Brown’s journey into the woods is a journey of individuation, as he must come to terms with the dark desires of his id. For the Puritans, the dark woods are a symbol "of mistrust of their own corrupt hearts and faculties" (this is also an archetypal symbol), which directly connects the woods with the id (Soler). The city would ideally be their civilized, perfectly moral world of the superego. The actual journey is the means by which the superego and id come to terms, and would represent the ego. Just as Brown describes his journey to Faith as something that "must needs be done ‘twixt now and sunrise" (Hawthorne 24), all human beings must make this same journey into the dark to complete the process of individuation. This journey must also take place in the dark because the dark is associated with the subconscious by its connection with dreams.
This process of individuation and dreams is closely associated with Apollo, as well is the concepts of restraining one’s desires. Nietzsche wrote:
But we must also include in our image of Apollo that delicate boundary which the dream image must not overstep lest it have a pathological effect (in which case mere appearance would deceive us as if it were crude reality). We must keep in mind that measured restraint, that freedom from the wilder emotions, that calm of the sculptor god…we might call Apollo himself the glorious divine image of the principium individuationis…(15-16)
Apollo is seen as the ordered, civilized part of human nature.
Freud believed that dreams held the key to the subconscious processes. Since individuation is mostly a subconscious occurrence, it would show up in a person’s dreams. The question of dreams appears at both the beginning and the end of "Young Goodman Brown." Faith begs her husband to put off his journey into the woods because she is afraid of the dreams that she would have that night. Since Faith is the personification of Goodman Brown’s religious faith, she is strongly connected to the moral superego. When Brown journeys into the subconscious, his superego loses control. As he enters this dream state, he can no longer tell what is real or unreal. His id is allowed to project itself into the conscious part of his psyche. In doing so, he not only sees his own sinfulness, but the sinfulness of others.

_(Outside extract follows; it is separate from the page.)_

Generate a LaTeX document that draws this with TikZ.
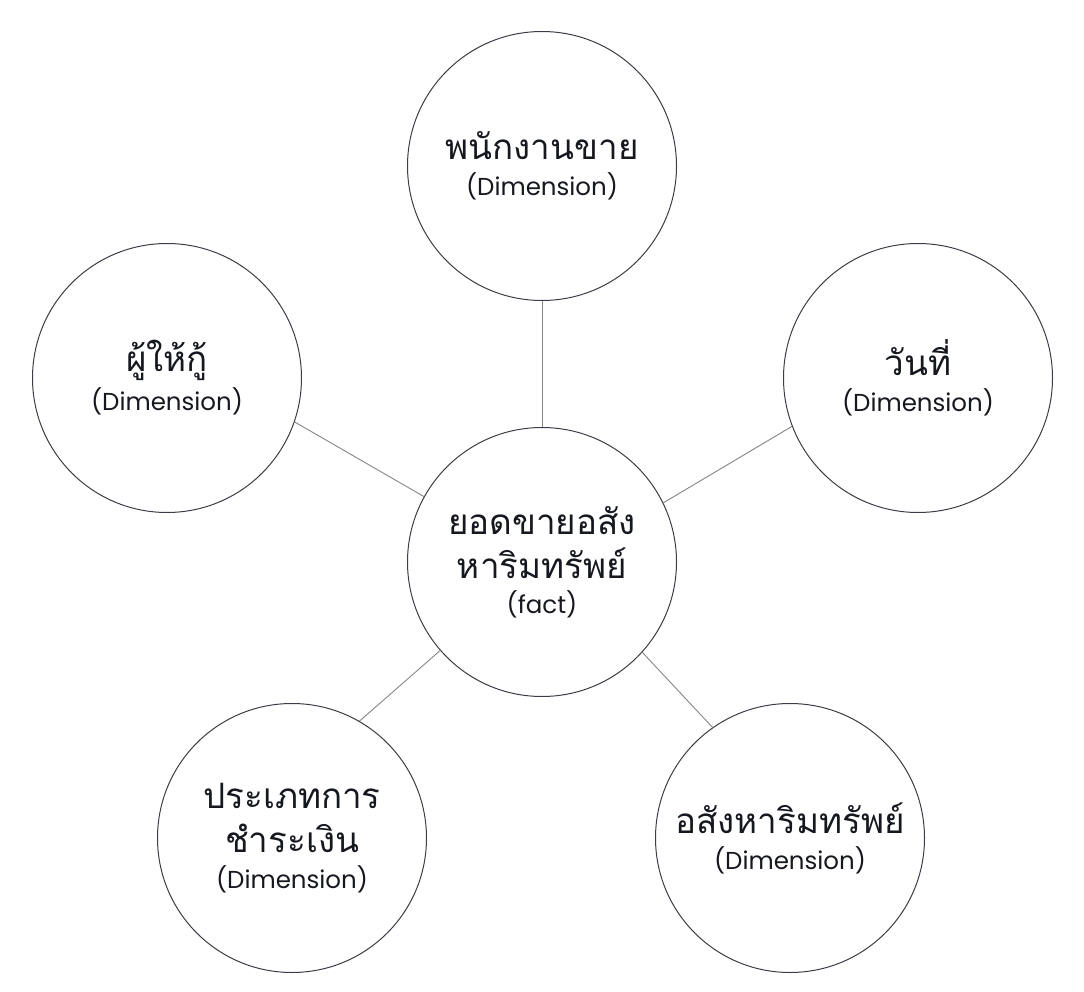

Terence Martin writes "The question proposed to Goodman Brown is into which of these categories [dream or reality] good and evil belong (83). Later he adds "The devil introduces a further notion of a dream by saying that Goodman Brown and Faith ‘had still hoped that virtue were not all a dream’" (83). Because doubt as to what was real or a dream is left in Brown’s mind after the journey, it casts a shadow over the way he perceives everyone else in the town. Are they really good people or evil as the dream suggests? Brown cannot see them as having both good and evil natures. In the morning, he again questions whether he was dreaming or not, but the damage had already been done.
While in the woods he sees all the people of the town mingling together, including those labeled as sinners. He hears them singing a hymn that "expressed all that our nature can conceive of sin, and darkly hinted at far more" (Hawthorne 32). The common aspect of sin has brought everyone together into a "loathful brotherhood by the sympathy of all that was wicked" (Hawthorne 32). In a way, all the people were "intoxicated" with their sin. This connects the woods and the satanic congregation to the Dionysian side of human nature. Dionysus is associated with intoxication and the letting go of one’s restraints. Again, by applying Nietzsche, we can gain some insight into what happens to Goodman Brown in the woods. When one lets go of the Apollonian aspect of human nature by way of receiving a shock to their senses, the process of individuation breaks down. These is then a sudden feeling of terror, but at the same time there is a "blissful ecstasy" that comes up from the Dionysian aspect of the self (Nietzsche 16). Brown received a shock upon learning about the evil in his fellow Man, especially the Church leaders. His biggest shock came when he realized that his own Faith was also tainted. The sense of brotherhood he felt with the congregation was a result of the Dionysian. However, before he could join the rest of the human race in that brotherhood, he rejects the Dionysian, and thus rejects his fellow man.
The human psyche, however, cannot be just one or the other. The ego must mediate between the two opposing forces. Human nature needs both civilized and instinctual forces in order to function correctly. The result of this repression is that Brown not only separates himself from the dark desires of his unconscious, he now views the rest of the world as being evil. He loses his "Faith," and as a result loses any belief that good exists on the earth: "Come Devil; for to thee this world is given" (Hawthorne 30). The Puritans believed that to be justified, one must let go of his worldly dependence and strive to live a life free of sin (Soler). Thus, Brown separates himself from the world, and loses part of himself in the process. This separation between one’s civil, individual nature and their worldly, habitual nature is at the heart of Apollonian and Dionysian conflict.